GIVEN MATERIAL:
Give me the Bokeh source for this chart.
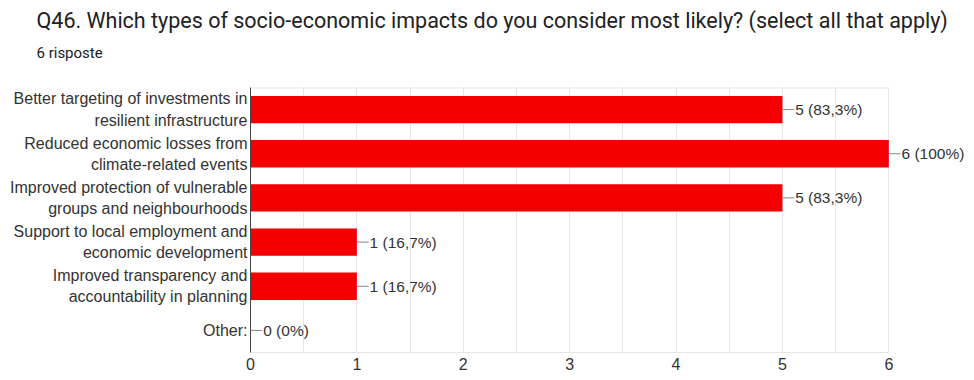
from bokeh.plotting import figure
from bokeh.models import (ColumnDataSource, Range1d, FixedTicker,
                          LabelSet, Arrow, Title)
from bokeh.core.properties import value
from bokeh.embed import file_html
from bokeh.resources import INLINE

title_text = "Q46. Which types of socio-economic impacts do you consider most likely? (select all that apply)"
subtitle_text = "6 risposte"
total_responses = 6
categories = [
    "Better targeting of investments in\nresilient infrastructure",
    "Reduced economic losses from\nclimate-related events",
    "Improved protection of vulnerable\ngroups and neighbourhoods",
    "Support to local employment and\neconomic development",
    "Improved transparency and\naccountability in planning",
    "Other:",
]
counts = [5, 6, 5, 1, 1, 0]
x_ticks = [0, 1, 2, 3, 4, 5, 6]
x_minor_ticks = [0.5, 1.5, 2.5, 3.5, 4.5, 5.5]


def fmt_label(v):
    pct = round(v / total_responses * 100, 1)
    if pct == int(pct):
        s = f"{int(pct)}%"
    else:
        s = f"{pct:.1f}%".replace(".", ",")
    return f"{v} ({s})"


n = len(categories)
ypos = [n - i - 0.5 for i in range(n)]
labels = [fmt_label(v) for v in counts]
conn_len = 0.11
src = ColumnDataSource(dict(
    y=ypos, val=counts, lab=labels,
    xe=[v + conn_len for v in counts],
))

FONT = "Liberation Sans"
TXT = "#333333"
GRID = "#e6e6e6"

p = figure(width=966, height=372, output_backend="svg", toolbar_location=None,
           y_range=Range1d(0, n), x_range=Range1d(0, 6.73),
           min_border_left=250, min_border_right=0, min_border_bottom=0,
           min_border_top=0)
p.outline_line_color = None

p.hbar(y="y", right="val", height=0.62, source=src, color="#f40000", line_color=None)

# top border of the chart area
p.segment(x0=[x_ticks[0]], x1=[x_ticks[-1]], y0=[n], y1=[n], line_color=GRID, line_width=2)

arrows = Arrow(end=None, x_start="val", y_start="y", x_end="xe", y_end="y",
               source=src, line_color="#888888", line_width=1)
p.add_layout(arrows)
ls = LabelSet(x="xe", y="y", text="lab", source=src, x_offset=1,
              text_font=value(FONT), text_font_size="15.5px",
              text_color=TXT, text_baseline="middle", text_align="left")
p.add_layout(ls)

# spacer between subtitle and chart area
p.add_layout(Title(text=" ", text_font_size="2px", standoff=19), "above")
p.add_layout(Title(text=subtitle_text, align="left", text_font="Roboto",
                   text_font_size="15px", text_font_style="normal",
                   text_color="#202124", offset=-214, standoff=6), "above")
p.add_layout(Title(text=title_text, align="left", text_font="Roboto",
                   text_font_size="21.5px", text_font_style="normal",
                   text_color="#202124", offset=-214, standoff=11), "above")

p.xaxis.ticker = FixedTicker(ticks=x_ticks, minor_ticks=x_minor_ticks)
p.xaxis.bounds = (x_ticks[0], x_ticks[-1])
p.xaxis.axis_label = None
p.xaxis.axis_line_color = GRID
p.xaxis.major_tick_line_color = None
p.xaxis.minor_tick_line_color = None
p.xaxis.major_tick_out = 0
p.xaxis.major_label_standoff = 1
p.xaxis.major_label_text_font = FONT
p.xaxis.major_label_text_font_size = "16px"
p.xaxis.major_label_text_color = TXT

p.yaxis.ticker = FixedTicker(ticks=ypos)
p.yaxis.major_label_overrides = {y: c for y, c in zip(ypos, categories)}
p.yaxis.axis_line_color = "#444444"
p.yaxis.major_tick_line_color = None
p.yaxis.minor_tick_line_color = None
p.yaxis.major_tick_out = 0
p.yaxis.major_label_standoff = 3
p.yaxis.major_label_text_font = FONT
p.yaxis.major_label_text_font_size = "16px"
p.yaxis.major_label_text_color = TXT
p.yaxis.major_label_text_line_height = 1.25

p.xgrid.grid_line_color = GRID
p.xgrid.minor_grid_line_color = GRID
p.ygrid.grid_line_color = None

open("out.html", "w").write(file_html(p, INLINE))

EXERCISE DIRECTIONS:
Please take the lines from the beginning of the data above through the line holding "from bokeh.resources import INLINE" and transcribe them exactly, without any pictures.

FULL RESPONSE:
Give me the Bokeh source for this chart.
from bokeh.plotting import figure
from bokeh.models import (ColumnDataSource, Range1d, FixedTicker,
                          LabelSet, Arrow, Title)
from bokeh.core.properties import value
from bokeh.embed import file_html
from bokeh.resources import INLINE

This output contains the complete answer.